A cadre of NBA people vouched for him. A law firm the Hawks hired to investigate themselves essentially cleared of him of being motivated by racial bias.

But there’s another side.

Kevin Arnovitz and Brian Windhorst of ESPN:

Ferry’s efforts at contrition sometimes fell short to some inside the organization. Several Hawks executives were at times put off by Ferry’s behavior during a compulsory two-day sensitive training session, especially since they considered his actions triggered the assembly in the first place. He came across as inattentive and dismissive of the exercise, some said, and fiddled with his phone quite a bit. Ferry contends he was taking notes on the meeting.

“It was awkward for everyone because I had not seen or been around Hawks employees for three months,” Ferry told ESPN this summer about the sensitivity training. “I took the seminar seriously, participated in the role-play exercises and certainly learned from the two-day session.”

the Hawks satisfied Ferry on June 22 by releasing both the written Taylor report and a flowery press release in which Hawks CEO Koonin was quoted saying, among other things, that “Danny Ferry is not a racist.” Some Hawks executives grumbled that the team overreached in exonerating Ferry, but doing so — not to mention paying Ferry significantly more than the $9 million he was owed on his “golden ticket” deal — was the cost of moving on.

I don’t know whether Ferry has shown the proper level of contrition, whether he was playing on his phone or taking notes.

But I know what he said:

“He’s a good guy overall, but he’s got some African in him, and I don’t say that in a bad way other than he’s a guy that may be making side deals behind you, if that makes sense. He has a storefront out front that’s beautiful and great, but he may be selling some counterfeit stuff behind you.”

He was not reading directly from a scouting report. He did not stop when his paraphrasing repeated a racist trope.

That’s a problem.

I don’t think Ferry intended to say something racist – but he did.

It’s a fixable issue, though.
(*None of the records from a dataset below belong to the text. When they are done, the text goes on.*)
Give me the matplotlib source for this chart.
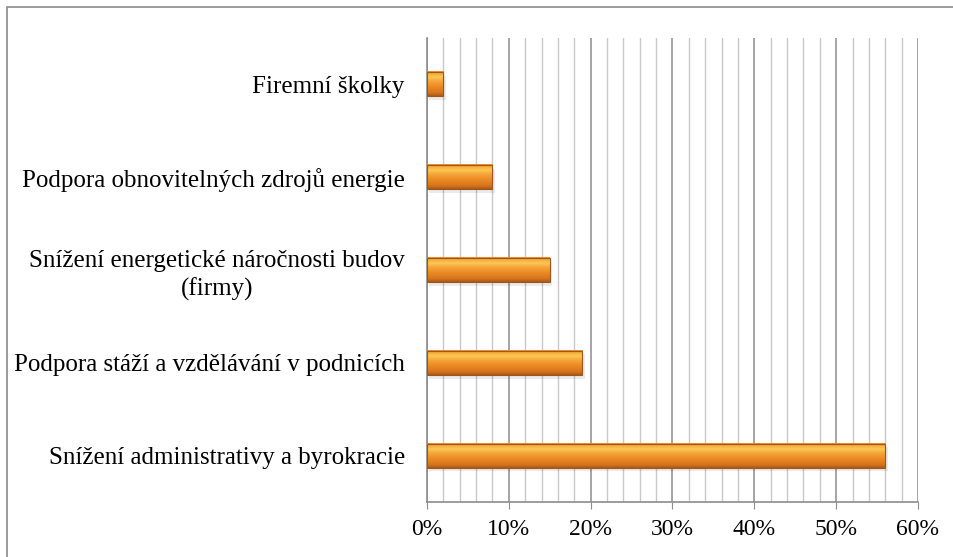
import numpy as np
import matplotlib.pyplot as plt
from matplotlib.patches import Rectangle
from matplotlib.ticker import MultipleLocator, PercentFormatter
from matplotlib.colors import LinearSegmentedColormap

categories = [
    "Snížení administrativy a byrokracie",
    "Podpora stáží a vzdělávání v podnicích",
    "Snížení energetické náročnosti budov\n(firmy)",
    "Podpora obnovitelných zdrojů energie",
    "Firemní školky",
]
values = [56, 19, 15, 8, 2]

plt.rcParams['font.family'] = ['Liberation Serif', 'DejaVu Serif']

W, H = 954, 557
fig = plt.figure(figsize=(W / 100, H / 100), dpi=100)
ax = fig.add_axes([427 / W, 1 - 502 / H, (918 - 427) / W, (502 - 38) / H])

# outer frame
fig.patches.append(Rectangle((7 / W, -0.1), 1.2, 1 - 7 / H + 0.1, transform=fig.transFigure,
                             fill=False, edgecolor='#8a8a8a', linewidth=1.2))

y = np.arange(len(categories))
bh = 0.26
bars = ax.barh(y, values, height=bh, color='none', edgecolor='#a0561a', linewidth=0.8, zorder=3)

# vertical orange gradient on each bar (bottom -> top)
cmap = LinearSegmentedColormap.from_list(
    'og', [(0, '#a8581a'), (0.12, '#d5741c'), (0.4, '#ee8c26'),
           (0.62, '#f6a83c'), (0.76, '#fcc957'), (0.88, '#f7b040'), (1, '#ec8a28')])
grad = np.linspace(0, 1, 64).reshape(-1, 1)
for yi, v in zip(y, values):
    ax.imshow(grad, cmap=cmap, aspect='auto', extent=(0, v, yi - bh / 2, yi + bh / 2),
              origin='lower', zorder=2.5, interpolation='bicubic')
    # soft shadow
    ax.add_patch(Rectangle((0.3, yi - bh / 2 - 0.04), v, bh, color='#000000', alpha=0.08,
                           zorder=2, linewidth=0))

ax.set_xlim(0, 60)
ax.set_ylim(-0.5, len(categories) - 0.5)
ax.xaxis.set_major_locator(MultipleLocator(10))
ax.xaxis.set_minor_locator(MultipleLocator(2))
ax.xaxis.set_major_formatter(PercentFormatter(decimals=0))
ax.grid(axis='x', which='major', color='#8c8c8c', linewidth=1.1, zorder=0)
ax.grid(axis='x', which='minor', color='#c8c8c8', linewidth=1.0, zorder=0)
ax.set_axisbelow(True)

ax.set_yticks(y)
ax.set_yticklabels(categories, fontsize=18, multialignment='center', linespacing=1.3)
ax.tick_params(axis='y', length=0, pad=16)
ax.tick_params(axis='x', which='major', length=5, color='#8c8c8c', labelsize=17, pad=7)
ax.tick_params(axis='x', which='minor', length=0)

for s in ['top', 'right']:
    ax.spines[s].set_visible(False)
for s in ['left', 'bottom']:
    ax.spines[s].set_color('#8c8c8c')
    ax.spines[s].set_linewidth(1.2)

fig.savefig('out.png', dpi=100)
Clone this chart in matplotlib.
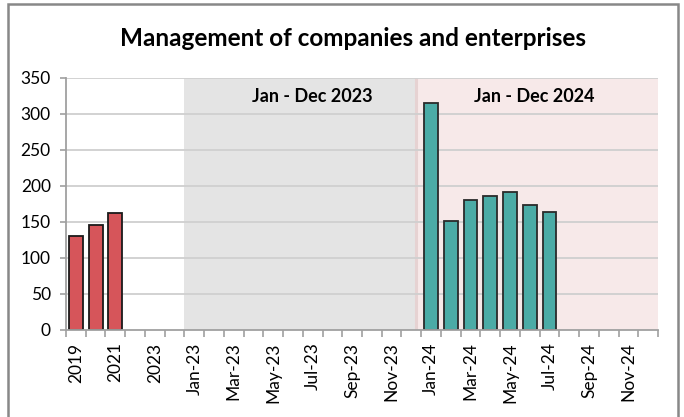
import matplotlib
matplotlib.use("Agg")
import matplotlib.pyplot as plt
from matplotlib.patches import Rectangle
import numpy as np

plt.rcParams['font.family'] = ['Lato', 'DejaVu Sans']

# ---- data ----
categories = ["2019", "2020", "2021", "2022", "2023", "",
              "Jan-23", "Feb-23", "Mar-23", "Apr-23", "May-23", "Jun-23",
              "Jul-23", "Aug-23", "Sep-23", "Oct-23", "Nov-23", "Dec-23",
              "Jan-24", "Feb-24", "Mar-24", "Apr-24", "May-24", "Jun-24",
              "Jul-24", "Aug-24", "Sep-24", "Oct-24", "Nov-24", "Dec-24"]
annual_values = [131, 146, 163, None, None]
monthly_2024 = [315, 152, 181, 186, 191, 173, 164]
title = "Management of companies and enterprises"
label_2023 = "Jan - Dec 2023"
label_2024 = "Jan - Dec 2024"

red = "#D6555A"
teal = "#4BABA6"

fig = plt.figure(figsize=(6.84, 4.17), dpi=100)
L, R, T, B = 66, 658, 78, 330
W, H = 684, 417
ax = fig.add_axes([L / W, 1 - B / H, (R - L) / W, (B - T) / H])

n = len(categories)
x = np.arange(n)

# shaded periods
ax.axvspan(5.5, 17.25, color="#E4E4E4", zorder=0, lw=0)
ax.axvspan(17.25, n - 0.5, color="#F7E9E9", zorder=0, lw=0)
ax.axvline(17.25, color="#E6D2D2", lw=2.2, zorder=0.5)

# grid
for v in range(50, 351, 50):
    ax.axhline(v, color="#CFCFCF", lw=1.3, zorder=1)

# bars
ax_idx = [i for i, v in enumerate(annual_values) if v is not None]
ax.bar(ax_idx, [annual_values[i] for i in ax_idx], width=0.7, color=red,
       edgecolor="#1A1A1A", lw=1.3, zorder=3)
m_idx = [categories.index("Jan-24") + i for i in range(len(monthly_2024))]
ax.bar(m_idx, monthly_2024, width=0.7, color=teal,
       edgecolor="#2A2A2A", lw=1.3, zorder=3)

ax.set_xlim(-0.5, n - 0.5)
ax.set_ylim(0, 350)

# axes styling
for s in ["top", "right"]:
    ax.spines[s].set_visible(False)
for s in ["left", "bottom"]:
    ax.spines[s].set_color("#A0A0A0")
    ax.spines[s].set_linewidth(1.3)
    ax.spines[s].set_zorder(4)

ax.set_yticks(range(0, 351, 50))
ax.tick_params(axis="y", length=4, color="#A0A0A0", width=1.2, labelsize=12.5,
               pad=7)

major = list(range(0, n, 2))
ax.set_xticks(major)
ax.set_xticklabels([categories[i] for i in major], rotation=90, fontsize=12.5)
ax.set_xticks(np.arange(-0.5, n, 1.0), minor=True)
ax.tick_params(axis="x", which="major", length=0, pad=9)
ax.tick_params(axis="x", which="minor", length=5, color="#A0A0A0", width=1.2)

ax.text(12.0, 324, label_2023, ha="center", va="center", fontsize=13,
        fontweight="bold", zorder=5)
ax.text(23.25, 324, label_2024, ha="center", va="center", fontsize=13,
        fontweight="bold", zorder=5)

fig.text(353 / W, 1 - 39 / H, title, ha="center", va="center",
         fontsize=17.5, fontweight="bold")

# outer frame
fig.patches.append(Rectangle((8 / W, -0.05), (678 - 8) / W, 1.05 - 4 / H,
                             transform=fig.transFigure, fill=False,
                             edgecolor="#888888", lw=1.8))

fig.savefig("out.png", dpi=100)
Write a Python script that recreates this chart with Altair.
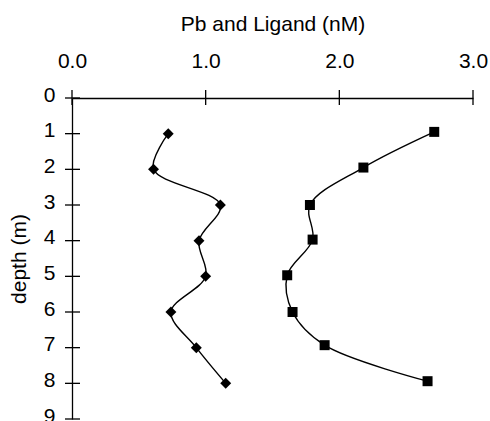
import altair as alt
import pandas as pd

# Data
pb_depth = [1, 2, 3, 4, 5, 6, 7, 8]
pb_conc = [0.72, 0.61, 1.11, 0.95, 1.00, 0.74, 0.93, 1.15]

lig_depth = [0.95, 1.95, 3.0, 3.97, 4.97, 6.0, 6.93, 7.94]
lig_conc = [2.71, 2.18, 1.78, 1.80, 1.61, 1.65, 1.89, 2.66]

x_ticks = [0, 1, 2, 3]
y_ticks = [0, 1, 2, 3, 4, 5, 6, 7, 8, 9]

FONT = "Liberation Sans"
FS = 21

pb = pd.DataFrame({"depth": pb_depth, "conc": pb_conc, "series": "Pb"})
lig = pd.DataFrame({"depth": lig_depth, "conc": lig_conc, "series": "Ligand"})
df = pd.concat([pb, lig], ignore_index=True)

x_scale = alt.Scale(domain=[0, 3], nice=False, zero=False)
y_scale = alt.Scale(domain=[0, 9], reverse=True, nice=False, zero=False)

x_axis = alt.Axis(
    orient="top", values=x_ticks, format=".1f", ticks=False, tickSize=0,
    grid=False, domainColor="black", domainWidth=1.3, labelOverlap=False,
    labelFlush=False,
    labelFont=FONT, labelFontSize=FS, labelColor="black", labelPadding=27,
    title="Pb and Ligand (nM)", titleFont=FONT, titleFontSize=FS,
    titleFontWeight="normal", titleColor="black", titlePadding=16,
)
y_axis = alt.Axis(
    values=y_ticks, format="d", ticks=False, tickSize=0, grid=False,
    domainColor="black", domainWidth=1.3, labelOverlap=False,
    labelFlush=False, labelOffset=-3,
    labelFont=FONT, labelFontSize=FS, labelColor="black", labelPadding=17,
    title="depth (m)", titleFont=FONT, titleFontSize=FS,
    titleFontWeight="normal", titleColor="black", titlePadding=14,
)


def X(field):
    return alt.X(field, scale=x_scale, axis=x_axis)


def Y(field):
    return alt.Y(field, scale=y_scale, axis=y_axis)


lines = alt.Chart(df).mark_line(
    interpolate="catmull-rom", color="black", strokeWidth=1.4
).encode(x=X("conc:Q"), y=Y("depth:Q"), detail="series:N", order="depth:Q")

pb_pts = alt.Chart(pb).mark_point(
    shape="diamond", filled=True, color="black", size=120, opacity=1
).encode(x=X("conc:Q"), y=Y("depth:Q"))

lig_pts = alt.Chart(lig).mark_point(
    shape="square", filled=True, color="black", size=100, opacity=1
).encode(x=X("conc:Q"), y=Y("depth:Q"))

xt = alt.Chart(pd.DataFrame({"conc": x_ticks})).mark_rule(
    color="black", strokeWidth=1.3
).encode(x=X("conc:Q"), y=alt.value(-8), y2=alt.value(7))

yt = alt.Chart(pd.DataFrame({"depth": y_ticks})).mark_rule(
    color="black", strokeWidth=1.3
).encode(y=Y("depth:Q"), x=alt.value(-7), x2=alt.value(8))

chart = alt.layer(lines, xt, yt, pb_pts, lig_pts).properties(
    width=401, height=321,
    autosize=alt.AutoSizeParams(type="none"),
    padding={"left": 72, "top": 98, "right": 17, "bottom": 10},
    background="white",
).configure_view(stroke=None)

chart.save("out.html", embed_options={"renderer": "svg", "actions": False})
Through introspection and a desire to change, he can learn from this mistake. Maybe he already has.

That some around him don’t think he took that process seriously is worth noting. They might be off base, and Ferry obviously disagrees with their perception. But this is a two-sided story despite the common narrative focusing on Ferry’s redemption.

It’ll be up to any potential future employers to sort through the discrepancies.